═══ SUPPLIED MATERIAL ═══
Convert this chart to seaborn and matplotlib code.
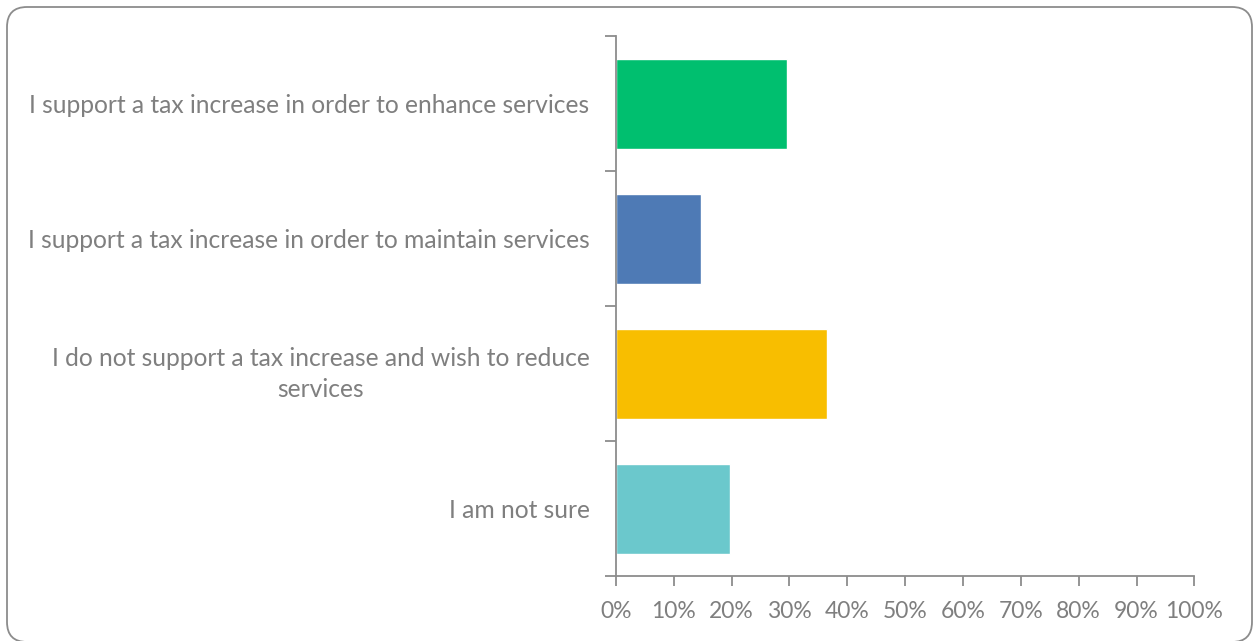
import matplotlib
matplotlib.use("Agg")
import matplotlib.pyplot as plt
from matplotlib.patches import FancyBboxPatch
from matplotlib.ticker import FixedLocator, PercentFormatter
import seaborn as sns
import pandas as pd

categories = [
    "I support a tax increase in order to enhance services",
    "I support a tax increase in order to maintain services",
    "I do not support a tax increase and wish to reduce\nservices",
    "I am not sure",
]
shares = [29.5, 14.7, 36.4, 19.8]
colors = ["#00BF6F", "#4E7AB5", "#F8BE00", "#6BC8CC"]
x_ticks = list(range(0, 101, 10))

sns.set_theme(style="white")
plt.rcParams["font.family"] = ["Lato", "DejaVu Sans"]

grey_text = "#7F7F7F"
axis_grey = "#8C8C8C"

df = pd.DataFrame({"answer": categories, "share": shares})

W, H = 1253, 641
fig = plt.figure(figsize=(W / 100, H / 100), dpi=100)
ax = fig.add_axes([0.4916, 0.1009, 0.9532 - 0.4916, 0.9434 - 0.1009])

sns.barplot(data=df, y="answer", x="share", hue="answer", palette=colors,
            orient="h", width=0.67, legend=False, ax=ax, saturation=1)

ax.set_xlim(0, 100)
ax.set_ylim(len(categories) - 0.5, -0.5)
ax.set_xticks(x_ticks)
ax.xaxis.set_major_formatter(PercentFormatter(decimals=0))
ax.set_xlabel("")
ax.set_ylabel("")

for side in ["top", "right"]:
    ax.spines[side].set_visible(False)
for side in ["left", "bottom"]:
    ax.spines[side].set_color(axis_grey)
    ax.spines[side].set_linewidth(1.3)

ax.tick_params(axis="x", which="major", direction="out", length=7, width=1.3,
               color=axis_grey, colors=grey_text, labelsize=16.5, pad=11, bottom=True)
ax.tick_params(axis="y", which="major", length=0, labelsize=17.7, colors=grey_text, pad=19)
ax.yaxis.set_minor_locator(FixedLocator([-0.5, 0.5, 1.5, 2.5, 3.5]))
ax.tick_params(axis="y", which="minor", direction="out", length=8, width=1.3,
               color=axis_grey, left=True)
for lbl in ax.get_yticklabels():
    lbl.set_multialignment("center")
    lbl.set_linespacing(1.45)
    lbl.set_color(grey_text)
    if "\n" in lbl.get_text():
        lbl.set_verticalalignment("center")
for lbl in ax.get_xticklabels():
    lbl.set_color(grey_text)

# rounded outer border of the chart area
x0, x1, y0, y1, r = 7, 1252, 7, 642, 20
frame = FancyBboxPatch((x0 / W, 1 - y1 / H), (x1 - x0) / W, (y1 - y0) / H,
                       boxstyle=f"round,pad=0,rounding_size={r / W}",
                       transform=fig.transFigure, facecolor="none",
                       edgecolor="#8C8C8C", linewidth=1.3, mutation_aspect=W / H)
fig.patches.append(frame)

fig.savefig("out.png", dpi=100, facecolor="white")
═══
REQUIREMENTS ->
Copy out all lines where the word "matplotlib" appears.

RESPONSE BELOW ->
Convert this chart to seaborn and matplotlib code.
import matplotlib
matplotlib.use("Agg")
import matplotlib.pyplot as plt
from matplotlib.patches import FancyBboxPatch
from matplotlib.ticker import FixedLocator, PercentFormatter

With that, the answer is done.